* _Brief_: Look through the data below and output, unchanged, every line from the one holding "Write the Chart.js code for this chart." through the one holding "const yTicks = [0, 20000, 40000, 60000, 80000, 100000];", inclusive. Skip the pictures.

* _Exercise input_:
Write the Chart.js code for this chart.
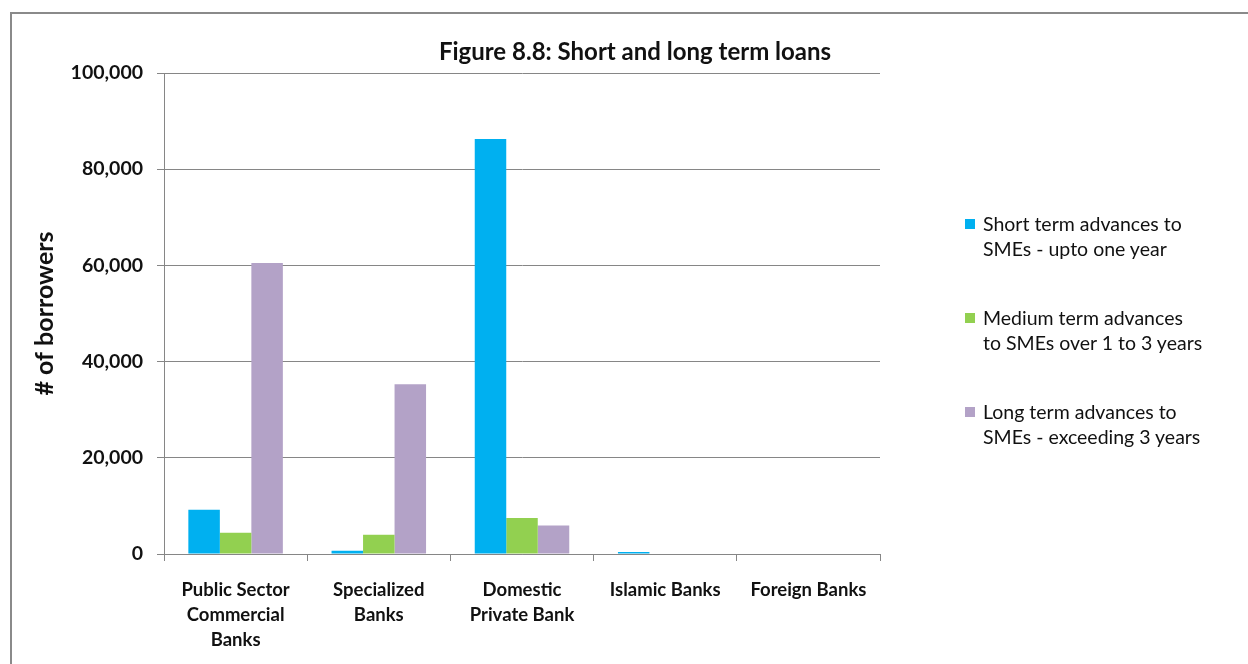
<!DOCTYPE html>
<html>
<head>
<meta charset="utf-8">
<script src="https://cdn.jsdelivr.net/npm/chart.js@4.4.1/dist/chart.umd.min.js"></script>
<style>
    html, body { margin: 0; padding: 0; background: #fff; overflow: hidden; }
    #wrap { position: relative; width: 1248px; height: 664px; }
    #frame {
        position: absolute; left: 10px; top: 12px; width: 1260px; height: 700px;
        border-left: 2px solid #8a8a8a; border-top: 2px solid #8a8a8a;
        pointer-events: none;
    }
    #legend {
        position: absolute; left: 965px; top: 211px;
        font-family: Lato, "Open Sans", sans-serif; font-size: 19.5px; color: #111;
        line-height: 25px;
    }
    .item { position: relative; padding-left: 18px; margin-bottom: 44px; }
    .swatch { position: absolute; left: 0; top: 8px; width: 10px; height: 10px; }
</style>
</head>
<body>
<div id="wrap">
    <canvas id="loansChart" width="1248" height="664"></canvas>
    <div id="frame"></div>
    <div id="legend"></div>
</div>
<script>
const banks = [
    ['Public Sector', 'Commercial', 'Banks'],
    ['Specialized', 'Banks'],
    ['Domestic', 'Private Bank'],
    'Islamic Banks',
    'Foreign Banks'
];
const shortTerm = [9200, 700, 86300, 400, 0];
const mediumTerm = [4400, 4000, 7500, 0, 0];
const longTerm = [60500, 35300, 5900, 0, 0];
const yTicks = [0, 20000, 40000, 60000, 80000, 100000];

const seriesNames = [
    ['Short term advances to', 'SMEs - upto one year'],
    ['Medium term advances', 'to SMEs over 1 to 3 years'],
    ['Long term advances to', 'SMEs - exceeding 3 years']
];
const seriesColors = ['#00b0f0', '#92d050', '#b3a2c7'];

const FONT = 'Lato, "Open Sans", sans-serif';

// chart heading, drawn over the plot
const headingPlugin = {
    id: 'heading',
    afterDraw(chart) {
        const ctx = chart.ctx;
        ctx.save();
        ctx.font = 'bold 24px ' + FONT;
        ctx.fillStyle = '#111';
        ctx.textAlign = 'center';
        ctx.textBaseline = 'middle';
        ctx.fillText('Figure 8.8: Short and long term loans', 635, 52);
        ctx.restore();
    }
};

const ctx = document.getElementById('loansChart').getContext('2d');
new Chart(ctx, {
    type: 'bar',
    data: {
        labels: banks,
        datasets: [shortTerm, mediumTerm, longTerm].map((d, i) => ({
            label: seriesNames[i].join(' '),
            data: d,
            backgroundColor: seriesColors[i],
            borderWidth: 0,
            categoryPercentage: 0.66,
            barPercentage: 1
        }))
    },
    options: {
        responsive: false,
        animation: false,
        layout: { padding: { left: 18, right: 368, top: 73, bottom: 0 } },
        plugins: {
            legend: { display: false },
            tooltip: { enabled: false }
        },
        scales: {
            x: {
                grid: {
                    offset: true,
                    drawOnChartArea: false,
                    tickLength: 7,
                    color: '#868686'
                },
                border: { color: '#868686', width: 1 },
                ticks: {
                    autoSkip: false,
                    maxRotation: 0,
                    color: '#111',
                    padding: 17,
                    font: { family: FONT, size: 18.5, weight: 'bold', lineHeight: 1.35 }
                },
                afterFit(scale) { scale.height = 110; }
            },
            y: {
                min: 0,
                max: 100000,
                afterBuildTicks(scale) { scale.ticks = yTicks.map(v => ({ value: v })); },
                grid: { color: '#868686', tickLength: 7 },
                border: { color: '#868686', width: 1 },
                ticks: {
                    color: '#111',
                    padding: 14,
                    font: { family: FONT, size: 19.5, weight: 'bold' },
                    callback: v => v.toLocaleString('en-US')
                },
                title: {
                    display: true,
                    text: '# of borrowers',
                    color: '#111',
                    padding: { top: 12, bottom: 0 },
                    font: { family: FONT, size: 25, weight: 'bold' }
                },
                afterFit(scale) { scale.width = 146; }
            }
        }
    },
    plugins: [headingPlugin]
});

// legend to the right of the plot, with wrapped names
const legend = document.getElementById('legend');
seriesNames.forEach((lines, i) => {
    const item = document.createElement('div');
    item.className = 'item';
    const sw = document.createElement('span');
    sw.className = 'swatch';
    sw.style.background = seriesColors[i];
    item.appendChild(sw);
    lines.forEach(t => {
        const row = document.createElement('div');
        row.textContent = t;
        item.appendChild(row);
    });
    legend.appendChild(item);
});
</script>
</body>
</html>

---

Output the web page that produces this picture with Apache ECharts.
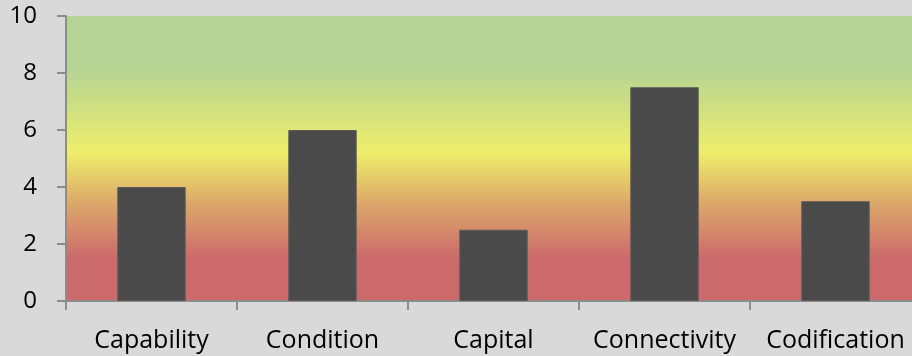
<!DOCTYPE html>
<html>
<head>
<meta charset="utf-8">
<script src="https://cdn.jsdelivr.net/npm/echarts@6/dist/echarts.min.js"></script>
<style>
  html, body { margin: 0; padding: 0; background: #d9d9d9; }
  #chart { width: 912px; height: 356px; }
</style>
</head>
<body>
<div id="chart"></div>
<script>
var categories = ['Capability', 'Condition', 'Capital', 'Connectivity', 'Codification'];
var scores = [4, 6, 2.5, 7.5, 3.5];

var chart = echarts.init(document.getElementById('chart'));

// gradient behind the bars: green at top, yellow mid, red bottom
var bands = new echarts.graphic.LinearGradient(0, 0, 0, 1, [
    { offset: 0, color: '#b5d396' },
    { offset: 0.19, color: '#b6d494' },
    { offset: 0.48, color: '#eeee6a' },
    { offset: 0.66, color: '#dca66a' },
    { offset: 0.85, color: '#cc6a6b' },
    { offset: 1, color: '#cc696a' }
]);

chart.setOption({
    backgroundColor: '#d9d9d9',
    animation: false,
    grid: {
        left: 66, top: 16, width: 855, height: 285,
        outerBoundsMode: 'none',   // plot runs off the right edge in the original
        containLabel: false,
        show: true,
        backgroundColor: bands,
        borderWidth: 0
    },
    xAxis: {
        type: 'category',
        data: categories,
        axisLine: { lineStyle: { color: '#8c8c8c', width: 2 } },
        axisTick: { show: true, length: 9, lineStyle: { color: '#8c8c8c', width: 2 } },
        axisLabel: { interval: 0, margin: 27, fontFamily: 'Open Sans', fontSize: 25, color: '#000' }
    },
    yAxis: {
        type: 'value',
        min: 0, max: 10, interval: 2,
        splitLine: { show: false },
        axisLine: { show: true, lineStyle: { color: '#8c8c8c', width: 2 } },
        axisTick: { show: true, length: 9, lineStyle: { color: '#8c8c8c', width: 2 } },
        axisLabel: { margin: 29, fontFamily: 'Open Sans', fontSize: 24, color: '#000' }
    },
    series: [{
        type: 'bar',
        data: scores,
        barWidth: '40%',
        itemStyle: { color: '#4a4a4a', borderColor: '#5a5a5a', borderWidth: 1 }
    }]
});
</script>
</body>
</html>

* _The reply_:
Write the Chart.js code for this chart.
<!DOCTYPE html>
<html>
<head>
<meta charset="utf-8">
<script src="https://cdn.jsdelivr.net/npm/chart.js@4.4.1/dist/chart.umd.min.js"></script>
<style>
    html, body { margin: 0; padding: 0; background: #fff; overflow: hidden; }
    #wrap { position: relative; width: 1248px; height: 664px; }
    #frame {
        position: absolute; left: 10px; top: 12px; width: 1260px; height: 700px;
        border-left: 2px solid #8a8a8a; border-top: 2px solid #8a8a8a;
        pointer-events: none;
    }
    #legend {
        position: absolute; left: 965px; top: 211px;
        font-family: Lato, "Open Sans", sans-serif; font-size: 19.5px; color: #111;
        line-height: 25px;
    }
    .item { position: relative; padding-left: 18px; margin-bottom: 44px; }
    .swatch { position: absolute; left: 0; top: 8px; width: 10px; height: 10px; }
</style>
</head>
<body>
<div id="wrap">
    <canvas id="loansChart" width="1248" height="664"></canvas>
    <div id="frame"></div>
    <div id="legend"></div>
</div>
<script>
const banks = [
    ['Public Sector', 'Commercial', 'Banks'],
    ['Specialized', 'Banks'],
    ['Domestic', 'Private Bank'],
    'Islamic Banks',
    'Foreign Banks'
];
const shortTerm = [9200, 700, 86300, 400, 0];
const mediumTerm = [4400, 4000, 7500, 0, 0];
const longTerm = [60500, 35300, 5900, 0, 0];
const yTicks = [0, 20000, 40000, 60000, 80000, 100000];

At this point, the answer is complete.